## Import Libraries

In [1]:
import pandas as pd
import numpy as np

from keras.preprocessing import text, sequence

Using TensorFlow backend.


## Reading Trace Matrix - EasyClinic Project

In [2]:
trace_df = pd.read_csv('../data/EasyClinic/EasyClinicDataset/oracle/output/trace_matrix.csv')

trace_df.head()

Unnamed: 0,artf_1,artf_2,link
0,CC_114_SRC,CC_123_TRG,0
1,CC_114_SRC,CC_124_TRG,0
2,CC_114_SRC,CC_122_TRG,0
3,CC_114_SRC,CC_126_TRG,0
4,CC_114_SRC,CC_127_TRG,0


In [3]:
counts = trace_df.link.value_counts()
no_link_count = counts[0]
link_count = counts[1]
total = no_link_count + link_count

no_link_prop = no_link_count / total * 100
link_prop = link_count / total * 100

print('No Links Amount: {}'.format(no_link_count))
print('Links Amount: {}'.format(link_count))
print('----')
print('Total Combinations: {}'.format(total))
print('----')
print('No Link Prop: {:2.3}%'.format(no_link_prop))
print('Link Prop: {:2.3}%'.format(link_prop))

No Links Amount: 23528
Links Amount: 952
----
Total Combinations: 24480
----
No Link Prop: 96.1%
Link Prop: 3.89%


## Reading Artifacts Description Dataframe

In [4]:
artifacts_df = pd.read_csv('../data/EasyClinic/EasyClinicDataset/oracle/output/artifacts_descriptions.csv')

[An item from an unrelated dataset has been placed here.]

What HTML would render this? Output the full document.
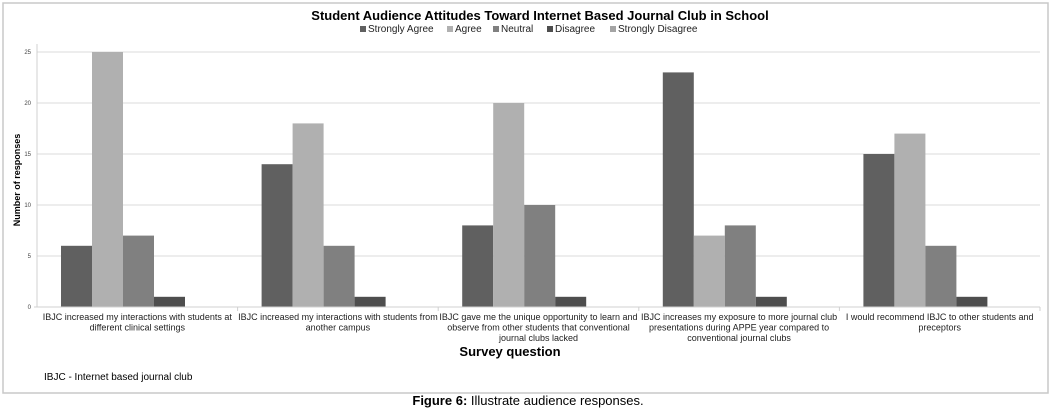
<!DOCTYPE html>
<html><head><meta charset="utf-8"><style>
body{margin:0;background:#fff;font-family:"Liberation Sans",Arial,sans-serif;}
svg text{font-family:"Liberation Sans",Arial,sans-serif;}
</style></head><body>
<svg id="c" width="1051" height="411" viewBox="0 0 1051 411">
<rect x="3" y="3" width="1045" height="390" fill="#fff" stroke="#c8c8c8" stroke-width="1.5"/>
<text x="540" y="20" text-anchor="middle" font-size="13" font-weight="bold">Student Audience Attitudes Toward Internet Based Journal Club in School</text>
<g id="legend"></g>
<g id="grid"></g><g id="bars"></g><g id="axes"></g>
<text transform="translate(20,180) rotate(-90)" text-anchor="middle" font-size="9" font-weight="bold">Number of responses</text>
<text x="510" y="356" text-anchor="middle" font-size="13" font-weight="bold">Survey question</text>
<text x="44" y="380" font-size="10">IBJC - Internet based journal club</text>
<text x="528" y="405" text-anchor="middle" font-size="13"><tspan font-weight="bold">Figure 6:</tspan> Illustrate audience responses.</text>
</svg>
<script>
const categories=[
["IBJC increased my interactions with students at","different clinical settings"],
["IBJC increased my interactions with students from","another campus"],
["IBJC gave me the unique opportunity to learn and","observe from other students that conventional","journal clubs lacked"],
["IBJC increases my exposure to more journal club","presentations during APPE year compared to","conventional journal clubs"],
["I would recommend IBJC to other students and","preceptors"]];
const seriesNames=["Strongly Agree","Agree","Neutral","Disagree","Strongly Disagree"];
const stronglyAgree=[6,14,8,23,15];
const agree=[25,18,20,7,17];
const neutral=[7,6,10,8,6];
const disagree=[1,1,1,1,1];
const stronglyDisagree=[0,0,0,0,0];
const yTicks=[0,5,10,15,20,25];
const series=[stronglyAgree,agree,neutral,disagree,stronglyDisagree];
const colors=["#606060","#b0b0b0","#808080","#4e4e4e","#a4a4a4"];
const NS="http://www.w3.org/2000/svg";
const x0=37,x1=1040,y0=307,yTop=52,yMax=25;
const y=v=>y0-(v/yMax)*(y0-yTop);
const cw=(x1-x0)/categories.length;
const cx=i=>x0+i*cw;
function mk(t,a,p){const e=document.createElementNS(NS,t);for(const k in a)e.setAttribute(k,a[k]);p.appendChild(e);return e;}
const grid=document.getElementById('grid'),bars=document.getElementById('bars'),axes=document.getElementById('axes'),legend=document.getElementById('legend');
yTicks.forEach(t=>{
 if(t>0){const g=mk('line',{x1:x0,x2:x1,y1:y(t),y2:y(t),stroke:'#e2e2e2','stroke-width':1.2},grid);
 
 }
 const l=mk('text',{x:31,y:y(t)+2,'text-anchor':'end','font-size':6,fill:'#444'},axes);l.textContent=t;
 
 
});
const ax=mk('line',{x1:x0,x2:x0,y1:44,y2:y0,stroke:'#d0d0d0'},axes);


const bx=mk('line',{x1:x0-3,x2:x1,y1:y0,y2:y0,stroke:'#d0d0d0'},axes);


const bw=31,off=24;
categories.forEach((c,i)=>{
 const tk=mk('line',{x1:cx(i+1),x2:cx(i+1),y1:y0,y2:y0+4,stroke:'#d0d0d0'},axes);
 
 
 series.forEach((s,j)=>{
  if(s[i]<=0)return;
  const r=mk('rect',{x:cx(i)+off+j*bw,y:y(s[i]),width:bw,height:y0-y(s[i]),fill:colors[j]},bars);
  
  
 });
 c.forEach((ln,k)=>{
  const t=mk('text',{x:cx(i)+cw/2,y:320+k*10.5,'text-anchor':'middle','font-size':9,fill:'#222'},axes);t.textContent=ln;
  
  
 });
});
const lx=[360,447,493,547,610];
seriesNames.forEach((n,j)=>{
 const r=mk('rect',{x:lx[j],y:26,width:6,height:6,fill:colors[j]},legend);
 
 
 const t=mk('text',{x:lx[j]+8,y:32,'font-size':10,fill:'#222'},legend);t.textContent=n;
 
 
});
</script>
</body></html>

print("Artifacts Dataframe Shape: " + str(artifacts_df.shape))

artifacts_df.head()

Artifacts Dataframe Shape: (313, 2)


Unnamed: 0,artf_name,artf_description
0,CC_114_SRC,Class GUILogin Date: 18/09/2003 \r\n ...
1,CC_115_SRC,Class GUIPrincipale Date: 18/09/2003 \r\n ...
2,CC_116_SRC,Class GUIAnagrafica Date: 18/09/2003 \r\n ...
3,CC_117_SRC,Class GUIPrenotazioni Date: 18/09/2003 \r\n ...
4,CC_118_SRC,Class GUICartellaClinica Date: 18/09/2003 \n ...


## Preprocess Text to Create Word Embedding

In [6]:
list_sentences_train = artifacts_df["artf_description"].fillna("Invalid").values
list_sentences_train.shape

(313,)

In [15]:
MAX_FEATURES = 20000
MAX_LEN = max([len(s.split()) for s in list(list_sentences_train)])

In [16]:
tokenizer = text.Tokenizer(num_words=MAX_FEATURES)
tokenizer.fit_on_texts(list(list_sentences_train))

word_index = tokenizer.word_index 
print('Found %s unique tokens.' % len(word_index))

# train data
list_tokenized_train = tokenizer.texts_to_sequences(list_sentences_train)
X_t = sequence.pad_sequences(list_tokenized_train, maxlen=MAX_LEN)
X_t.shape

Found 1326 unique tokens.


(313, 698)

## Model

In [None]:
# define model
model = Sequential()
model.add(Embedding(vocab_size, 400, input_length=max_length))
model.add(Conv1D(filters=32, kernel_size=8, activation='relu'))
model.add(MaxPooling1D(pool_size=2))
model.add(Flatten())
model.add(Dense(10, activation='relu'))
model.add(Dense(1, activation='sigmoid'))
print(model.summary())